Discussion of a £100 million-plus spend on transfer fees alone became as common as a Moyes press conference emphasising the dire need to restructure. His recruitment plan involved the extraordinary measure for an elite European club of signing as many as six top-class players in the peak period of their careers; over the age of 25. And all this on top of the near £65m in transfer fees already thrown at Marouane Fellaini and Juan Mata, plus a club-record contract controversially awarded to Wayne Rooney.

In eight years of ownership by the Glazer family, Ferguson's net transfer spend averaged out at under £20m a campaign. The strategy Moyes proposed to turn his own failing results around was that he be entrusted with more than five seasons worth of such expenditure in one single summer splurge.

If such logic was never likely to appeal to owners whose interest in football has always been about profit rather than pleasure, Moyes' ability to destroy value in the players he'd been hired to work with counted heaviest against him.

Amongst Moyes' first requests as United's manager was that Nani be retained on a contract that made him one of the club's very best paid professionals. Less than a month into their first Premier League campaign together, Moyes had fallen out with the Portugal international and ultimately asked that he be sold. In total, the Scot has granted Nani just six League starts.

Ashley Young has 12, Shinji Kagawa 11, Javier Hernandez five. All are in what should be the most productive periods of their careers. All were regarded as prime assets under Ferguson. All have diminished - perhaps plummeted - in value as Moyes has continously kept them sidelined throughout the season.

In his handling of Rooney, Moyes undermined the team in a different manner. Pushed towards the periphery by Ferguson over his attitude to training, lifestyle and the club that had made him one of England's wealthiest sportsmen, Rooney wanted out as United's new manager was arriving.
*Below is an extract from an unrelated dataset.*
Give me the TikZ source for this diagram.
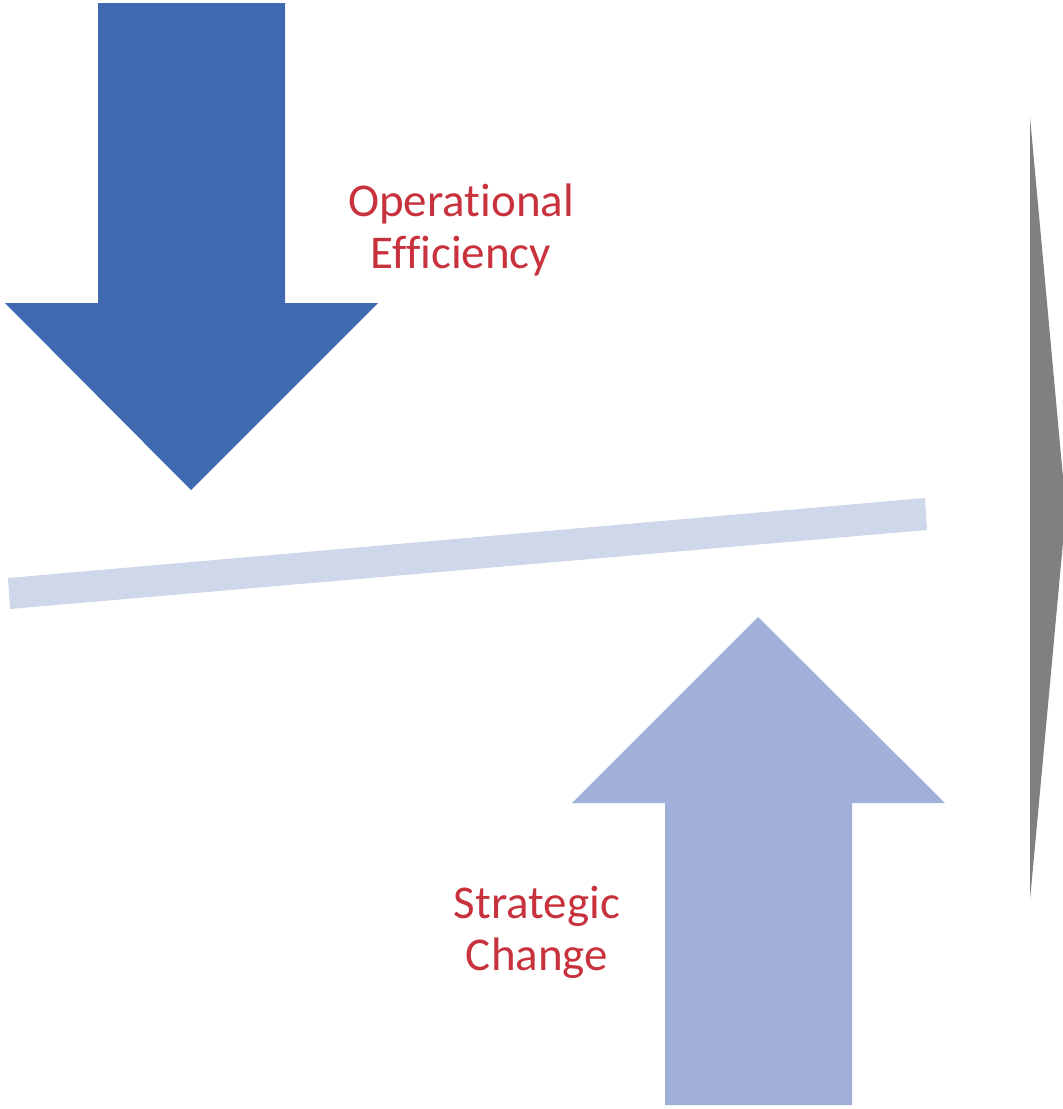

Moyes correctly calculated that the striker could be retained by making him feel special again. No one had been more important than Robin van Persie to Ferguson's final League title, yet it was Rooney who was to be the central focus of United's new and decidely unimproved attack; his treatment around the training ground giving evidence to the Englishman's restored status.

As it became clear that an individual who'd fallen afoul of Ferguson and twice backed United into a corner over new contracts was to be rewarded with the most lucrative deal the club had ever paid, discontent with Moyes grew. The word amongst senior players was that their new boss simply did not understand the essence of United as a football club.

In his promotion of Rooney, his team selections, his overly cautious tactics, his man management and his words, they saw a man contradicting the principles Ferguson had worked so diligently to instil within them. Gradually ,the unease of senior players – Ryan Giggs notable amongst them – turned into a consensus that Moyes was the wrong man for the job. Ultimately, representations were made to the board that a change of manager was essential.

United's hierarchy was already thinking the same way. By March the sensible precaution of assessing candidates to replace Moyes had begun. By the end of that month, the word within the club was that Moyes was "dead" and that the six-year contract with which the Glazers had sought to bolster the first managerial appointment since they purchased the club would have its unpublicised break clause activated by the summer.